** Begin Information supplied **

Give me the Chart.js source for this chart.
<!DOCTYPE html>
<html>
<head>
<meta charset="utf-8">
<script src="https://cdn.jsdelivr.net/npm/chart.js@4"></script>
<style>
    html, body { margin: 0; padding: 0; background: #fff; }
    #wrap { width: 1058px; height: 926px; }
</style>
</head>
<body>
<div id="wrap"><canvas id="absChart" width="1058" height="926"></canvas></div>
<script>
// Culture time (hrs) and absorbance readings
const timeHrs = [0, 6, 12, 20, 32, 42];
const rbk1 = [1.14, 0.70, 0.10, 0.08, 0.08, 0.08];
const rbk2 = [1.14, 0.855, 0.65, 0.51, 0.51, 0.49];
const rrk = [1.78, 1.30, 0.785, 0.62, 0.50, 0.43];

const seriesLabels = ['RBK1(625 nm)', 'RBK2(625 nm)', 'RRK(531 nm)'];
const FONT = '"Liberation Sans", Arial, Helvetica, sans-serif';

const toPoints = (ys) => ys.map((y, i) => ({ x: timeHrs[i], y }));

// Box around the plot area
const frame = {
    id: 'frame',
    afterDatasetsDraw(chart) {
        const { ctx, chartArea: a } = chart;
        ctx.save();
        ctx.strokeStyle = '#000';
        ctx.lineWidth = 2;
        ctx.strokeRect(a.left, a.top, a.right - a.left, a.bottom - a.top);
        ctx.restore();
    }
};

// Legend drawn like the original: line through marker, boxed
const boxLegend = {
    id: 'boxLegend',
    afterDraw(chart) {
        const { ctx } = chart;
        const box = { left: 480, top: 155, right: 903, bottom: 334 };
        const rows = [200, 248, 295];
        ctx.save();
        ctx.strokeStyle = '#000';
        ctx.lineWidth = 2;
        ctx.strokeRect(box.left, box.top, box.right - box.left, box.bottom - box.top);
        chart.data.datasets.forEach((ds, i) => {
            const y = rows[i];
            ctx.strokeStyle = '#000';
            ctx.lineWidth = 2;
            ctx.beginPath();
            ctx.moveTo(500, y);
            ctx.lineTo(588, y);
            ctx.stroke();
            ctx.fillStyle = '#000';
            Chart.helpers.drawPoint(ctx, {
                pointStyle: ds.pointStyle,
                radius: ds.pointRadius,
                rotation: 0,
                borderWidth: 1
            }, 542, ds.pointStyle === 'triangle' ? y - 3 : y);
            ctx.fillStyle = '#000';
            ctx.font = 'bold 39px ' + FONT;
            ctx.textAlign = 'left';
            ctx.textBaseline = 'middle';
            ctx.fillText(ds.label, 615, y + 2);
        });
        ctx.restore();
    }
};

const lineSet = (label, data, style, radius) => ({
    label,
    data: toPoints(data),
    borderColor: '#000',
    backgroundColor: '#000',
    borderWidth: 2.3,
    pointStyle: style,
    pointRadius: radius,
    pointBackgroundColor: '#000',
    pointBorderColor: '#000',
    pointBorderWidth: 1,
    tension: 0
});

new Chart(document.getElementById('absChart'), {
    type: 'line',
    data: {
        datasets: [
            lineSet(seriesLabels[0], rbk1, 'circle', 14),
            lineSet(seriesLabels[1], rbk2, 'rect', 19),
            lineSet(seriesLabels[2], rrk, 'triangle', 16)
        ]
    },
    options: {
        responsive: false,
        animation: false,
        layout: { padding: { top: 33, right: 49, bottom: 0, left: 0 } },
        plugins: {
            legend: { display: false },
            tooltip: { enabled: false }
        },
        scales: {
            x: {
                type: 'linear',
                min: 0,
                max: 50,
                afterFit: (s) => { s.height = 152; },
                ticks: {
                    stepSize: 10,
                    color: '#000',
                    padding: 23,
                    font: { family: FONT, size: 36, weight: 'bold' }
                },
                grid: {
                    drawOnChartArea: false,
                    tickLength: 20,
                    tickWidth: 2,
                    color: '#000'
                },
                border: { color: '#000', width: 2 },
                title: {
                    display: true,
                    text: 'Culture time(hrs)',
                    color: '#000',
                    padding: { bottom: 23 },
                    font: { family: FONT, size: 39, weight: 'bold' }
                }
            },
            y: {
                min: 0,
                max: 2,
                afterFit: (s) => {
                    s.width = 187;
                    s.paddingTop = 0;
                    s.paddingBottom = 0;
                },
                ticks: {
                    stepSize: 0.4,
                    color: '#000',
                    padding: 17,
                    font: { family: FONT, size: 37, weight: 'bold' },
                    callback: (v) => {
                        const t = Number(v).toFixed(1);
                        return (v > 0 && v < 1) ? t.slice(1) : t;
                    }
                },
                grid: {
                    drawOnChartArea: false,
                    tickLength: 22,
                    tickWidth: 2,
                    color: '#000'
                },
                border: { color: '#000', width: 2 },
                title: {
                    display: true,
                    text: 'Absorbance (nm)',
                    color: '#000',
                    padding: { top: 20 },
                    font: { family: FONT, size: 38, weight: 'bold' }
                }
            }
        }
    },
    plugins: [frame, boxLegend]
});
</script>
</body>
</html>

** End Information supplied **

- _Directions for this task_: Extract each line of the listing above, copying it word for word.

- _Reply_:
Give me the Chart.js source for this chart.
<!DOCTYPE html>
<html>
<head>
<meta charset="utf-8">
<script src="https://cdn.jsdelivr.net/npm/chart.js@4"></script>
<style>
    html, body { margin: 0; padding: 0; background: #fff; }
    #wrap { width: 1058px; height: 926px; }
</style>
</head>
<body>
<div id="wrap"><canvas id="absChart" width="1058" height="926"></canvas></div>
<script>
// Culture time (hrs) and absorbance readings
const timeHrs = [0, 6, 12, 20, 32, 42];
const rbk1 = [1.14, 0.70, 0.10, 0.08, 0.08, 0.08];
const rbk2 = [1.14, 0.855, 0.65, 0.51, 0.51, 0.49];
const rrk = [1.78, 1.30, 0.785, 0.62, 0.50, 0.43];

const seriesLabels = ['RBK1(625 nm)', 'RBK2(625 nm)', 'RRK(531 nm)'];
const FONT = '"Liberation Sans", Arial, Helvetica, sans-serif';

const toPoints = (ys) => ys.map((y, i) => ({ x: timeHrs[i], y }));

// Box around the plot area
const frame = {
    id: 'frame',
    afterDatasetsDraw(chart) {
        const { ctx, chartArea: a } = chart;
        ctx.save();
        ctx.strokeStyle = '#000';
        ctx.lineWidth = 2;
        ctx.strokeRect(a.left, a.top, a.right - a.left, a.bottom - a.top);
        ctx.restore();
    }
};

// Legend drawn like the original: line through marker, boxed
const boxLegend = {
    id: 'boxLegend',
    afterDraw(chart) {
        const { ctx } = chart;
        const box = { left: 480, top: 155, right: 903, bottom: 334 };
        const rows = [200, 248, 295];
        ctx.save();
        ctx.strokeStyle = '#000';
        ctx.lineWidth = 2;
        ctx.strokeRect(box.left, box.top, box.right - box.left, box.bottom - box.top);
        chart.data.datasets.forEach((ds, i) => {
            const y = rows[i];
            ctx.strokeStyle = '#000';
            ctx.lineWidth = 2;
            ctx.beginPath();
            ctx.moveTo(500, y);
            ctx.lineTo(588, y);
            ctx.stroke();
            ctx.fillStyle = '#000';
            Chart.helpers.drawPoint(ctx, {
                pointStyle: ds.pointStyle,
                radius: ds.pointRadius,
                rotation: 0,
                borderWidth: 1
            }, 542, ds.pointStyle === 'triangle' ? y - 3 : y);
            ctx.fillStyle = '#000';
            ctx.font = 'bold 39px ' + FONT;
            ctx.textAlign = 'left';
            ctx.textBaseline = 'middle';
            ctx.fillText(ds.label, 615, y + 2);
        });
        ctx.restore();
    }
};

const lineSet = (label, data, style, radius) => ({
    label,
    data: toPoints(data),
    borderColor: '#000',
    backgroundColor: '#000',
    borderWidth: 2.3,
    pointStyle: style,
    pointRadius: radius,
    pointBackgroundColor: '#000',
    pointBorderColor: '#000',
    pointBorderWidth: 1,
    tension: 0
});

new Chart(document.getElementById('absChart'), {
    type: 'line',
    data: {
        datasets: [
            lineSet(seriesLabels[0], rbk1, 'circle', 14),
            lineSet(seriesLabels[1], rbk2, 'rect', 19),
            lineSet(seriesLabels[2], rrk, 'triangle', 16)
        ]
    },
    options: {
        responsive: false,
        animation: false,
        layout: { padding: { top: 33, right: 49, bottom: 0, left: 0 } },
        plugins: {
            legend: { display: false },
            tooltip: { enabled: false }
        },
        scales: {
            x: {
                type: 'linear',
                min: 0,
                max: 50,
                afterFit: (s) => { s.height = 152; },
                ticks: {
                    stepSize: 10,
                    color: '#000',
                    padding: 23,
                    font: { family: FONT, size: 36, weight: 'bold' }
                },
                grid: {
                    drawOnChartArea: false,
                    tickLength: 20,
                    tickWidth: 2,
                    color: '#000'
                },
                border: { color: '#000', width: 2 },
                title: {
                    display: true,
                    text: 'Culture time(hrs)',
                    color: '#000',
                    padding: { bottom: 23 },
                    font: { family: FONT, size: 39, weight: 'bold' }
                }
            },
            y: {
                min: 0,
                max: 2,
                afterFit: (s) => {
                    s.width = 187;
                    s.paddingTop = 0;
                    s.paddingBottom = 0;
                },
                ticks: {
                    stepSize: 0.4,
                    color: '#000',
                    padding: 17,
                    font: { family: FONT, size: 37, weight: 'bold' },
                    callback: (v) => {
                        const t = Number(v).toFixed(1);
                        return (v > 0 && v < 1) ? t.slice(1) : t;
                    }
                },
                grid: {
                    drawOnChartArea: false,
                    tickLength: 22,
                    tickWidth: 2,
                    color: '#000'
                },
                border: { color: '#000', width: 2 },
                title: {
                    display: true,
                    text: 'Absorbance (nm)',
                    color: '#000',
                    padding: { top: 20 },
                    font: { family: FONT, size: 38, weight: 'bold' }
                }
            }
        }
    },
    plugins: [frame, boxLegend]
});
</script>
</body>
</html>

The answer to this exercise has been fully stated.